Editorial Note

In Nordic public discourse, human rights have for a long time been considered as “uncontroversial”, reflecting “the good”, noble virtues and uncontested values. If this ever was the case, it has changed. Human rights are today provoking controversies in the Nordic societies. In fact, human rights values are at the centre – often at the crossfire - of political and moral debates. A recent example is the Norwegian process of constitutional review (as a prelude to the 200 years anniversary of the 1814 Constitution two years ahead). The Norwegian constitution has been weak in terms of explicit human rights protection. However, a Parliamentary Select Committee has suggested significant reforms that may strengthen the position of human rights in Norway as constitutional rights. To the surprise of many, this is provoking heated debate about – in particular – economic and social human rights and their status as constitutional rights. Critics (from the Left and the Right) ask if economic and social rights really are judiciable? And (echoing the so-called Democracy and Power Audit completed a few years ago) it is asked whether these rights are undermining the power and scope of democratic institutions, and margins of political power? Are they undermining or limiting “democratic processes and institutions”? Why, it is asked, should “unaccountable courts” decide on such “political matters” as implementation of social and economic rights?

Equally, decisions by the European Human Rights Court provoke contention and outcry. In a recent decision by the Court in a case concerning the impossibility of landowners to increase rents to people leasing their land, cf. Lindheim and Others v. Norway, the Court held that there had been a violation of Article 1 of the European Convention (on protection of property). Another case often referred to as the “Crucifix case” (Lautsi v. Italy), where the Grand Chamber changed a previous decision by the Second Section of the Court, ruled that it has not found any evidence ‘that the display of such symbols [the Christian Crucifix] on classroom walls might have an influence on pupils’. These and other cases have provoked questions about the “legitimacy” of Court decisions, and whether universal interpretations of human rights (across legal and political cultures) are at all possible (and even desirable).

The Nordic Journal of Human Rights takes great interest in these debates and controversies. Our task is not to present “a position” or “solutions”, but rather to encourage academic research and debates that may bring more intellectual rigour and understanding to these and related issues. We indeed encourage authors in the Nordic communities – and beyond! - to contribute to these legally demanding, politically important and morally contested fields of inquiry.

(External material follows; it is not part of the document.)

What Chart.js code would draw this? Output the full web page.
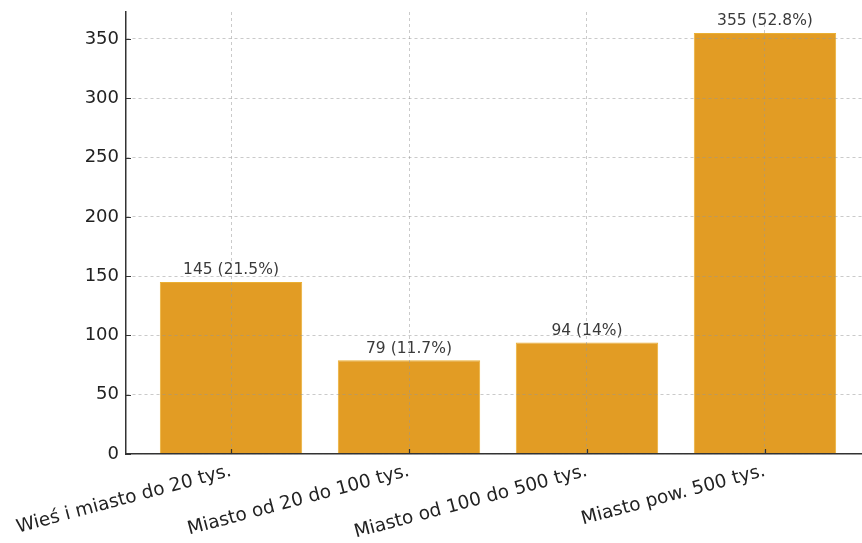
<!DOCTYPE html>
<html>
<head>
<meta charset="utf-8">
<script src="https://cdn.jsdelivr.net/npm/chart.js@4"></script>
<style>
  html, body { margin: 0; padding: 0; background: #fff; overflow: hidden; }
  #wrap { width: 880px; height: 543px; }
</style>
</head>
<body>
<div id="wrap"><canvas id="myChart" width="880" height="543"></canvas></div>
<script>
const categories = ['Wieś i miasto do 20 tys.', 'Miasto od 20 do 100 tys.', 'Miasto od 100 do 500 tys.', 'Miasto pow. 500 tys.'];
const counts = [145, 79, 94, 355];
const percents = ['21.5', '11.7', '14', '52.8'];
const yTicks = [0, 50, 100, 150, 200, 250, 300, 350];

const FONT = "'DejaVu Sans', sans-serif";
const AXIS = '#333333';

let ctx = document.getElementById('myChart').getContext('2d');

/** value labels above the bars */
const barLabels = {
  id: 'barLabels',
  afterDatasetsDraw(chart) {
    const c = chart.ctx;
    const meta = chart.getDatasetMeta(0);
    c.save();
    c.font = '15.5px ' + FONT;
    c.fillStyle = '#3a3a3a';
    c.textAlign = 'center';
    c.textBaseline = 'bottom';
    meta.data.forEach((bar, i) => {
      c.fillText(counts[i] + ' (' + percents[i] + '%)', bar.x, bar.y - 4);
    });
    c.restore();
  }
};

/** short tick marks pointing into the plot */
const innerTicks = {
  id: 'innerTicks',
  afterDraw(chart) {
    const c = chart.ctx;
    const x = chart.scales.x, y = chart.scales.y;
    c.save();
    c.strokeStyle = AXIS;
    c.lineWidth = 1.2;
    c.beginPath();
    y.ticks.forEach(t => {
      const py = Math.round(y.getPixelForValue(t.value)) + 0.5;
      c.moveTo(x.left, py);
      c.lineTo(x.left + 5, py);
    });
    x.ticks.forEach(t => {
      const px = Math.round(x.getPixelForValue(t.value)) + 0.5;
      c.moveTo(px, y.bottom);
      c.lineTo(px, y.bottom - 5);
    });
    c.stroke();
    c.restore();
  }
};

const data = {
  datasets: [{
    data: counts.map((v, i) => ({ x: i, y: v })),
    backgroundColor: '#e29c24',
    borderColor: '#ebb034',
    borderWidth: 1,
    barPercentage: 0.8,
    categoryPercentage: 1.0
  }]
};

const config = {
  type: 'bar',
  data: data,
  options: {
    responsive: false,
    animation: false,
    layout: { padding: { left: 0, right: 10, top: 12, bottom: 0 } },
    plugins: {
      legend: { display: false },
      tooltip: { enabled: false }
    },
    scales: {
      x: {
        type: 'linear',
        min: -0.59,
        max: 3.59,
        offset: false,
        afterBuildTicks: (s) => { s.ticks = categories.map((c, i) => ({ value: i })); },
        afterFit: (s) => { s.height = 89; s.paddingLeft = 0; s.paddingRight = 0; },
        grid: {
          z: 1,
          offset: false,
          color: 'rgba(150,150,150,0.5)',
          lineWidth: 1,
          drawTicks: false
        },
        border: { display: true, z: 1, color: AXIS, width: 1.5, dash: [3, 3] },
        ticks: {
          autoSkip: false,
          minRotation: 15,
          maxRotation: 15,
          padding: 6,
          color: '#222',
          font: { family: FONT, size: 18.5 },
          callback: (v) => categories[v]
        }
      },
      y: {
        min: 0,
        max: 372.75,
        afterBuildTicks: (s) => { s.ticks = yTicks.map(v => ({ value: v })); },
        afterFit: (s) => { s.width = 126; s.paddingTop = 0; s.paddingBottom = 0; },
        grid: {
          z: 1,
          color: 'rgba(150,150,150,0.5)',
          lineWidth: 1,
          drawTicks: false
        },
        border: { display: true, z: 1, color: AXIS, width: 1.5, dash: [3, 3] },
        ticks: {
          padding: 7,
          color: '#222',
          font: { family: FONT, size: 18 }
        }
      }
    }
  },
  plugins: [barLabels, innerTicks]
};

let chart = new Chart(ctx, config);
</script>
</body>
</html>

The Issue you now hold in your hand (or read on your screen) contains three articles that address issues of human rights controversy. In her study ‘Why (not) Commit? Norway, Sweden, Finland and the ILO Convention 169’, Anne Julie Semb addresses the seemingly legal anomaly that three comparatively similar Nordic countries differ significantly in their attitude towards ratification of this key human rights instrument for the protection of indigenous people. Due to obvious similarities in political culture and social structure, and the fact that the indigenous people, the Sami, are living in all three countries, one might have expected a similar attitude towards Convention 169. But this is not at all the case – and Semb discusses different hypotheses to explain this state of affairs, and reflects on the likelihood that the two non-ratifiers (Sweden and Finland) will ratify in the near future.

In the second article, Eeva Nykänen, discusses ambiguities of refugee protection in Finland. She argues that the interpretation and application of eligibility criteria in the Finnish administrative practice (on which grounds should anyone be considered eligible as a refugee) is unclear and leaves too much space for extra-legal considerations. This vagueness of legal concepts should be rectified, and in doing this it should be made consistent with the criteria for subsidiary protection of refugees applied by other EU states bound by the EU Qualification Directive. She argues, in other words, for a more consistent, transparent and universal interpretation and practice of the criteria for eligibility of refugees, and hence, their rights protection.

The last essay of this Issue presents a fascinating and interesting case study of a judicial review of religious freedom in Indonesia, and how this freedom recently has been interpreted by the Indonesian Constitutional Court. In ‘Constitutional Review of the Indonesian Blasphemy Law’, Axel Tømte, reviews the process of the case and the Court’s arguments, and provides a contextual interpretation of the decision. Hence, the article aims to shed light on how religious freedom is legally interpreted and understood in the second biggest Muslim state in the world, which might challenge (attempts at) a universal interpretation.

The three articles presented demonstrate very well the interpretative challenges and contested nature of human rights principles in the Nordic societies and beyond. In sum, they may help continue our search for better arguments, based on empirical research, on how to enhance human rights understandings and handling of normative and political challenges in today’s world. We welcome further submissions on such issues and challenges.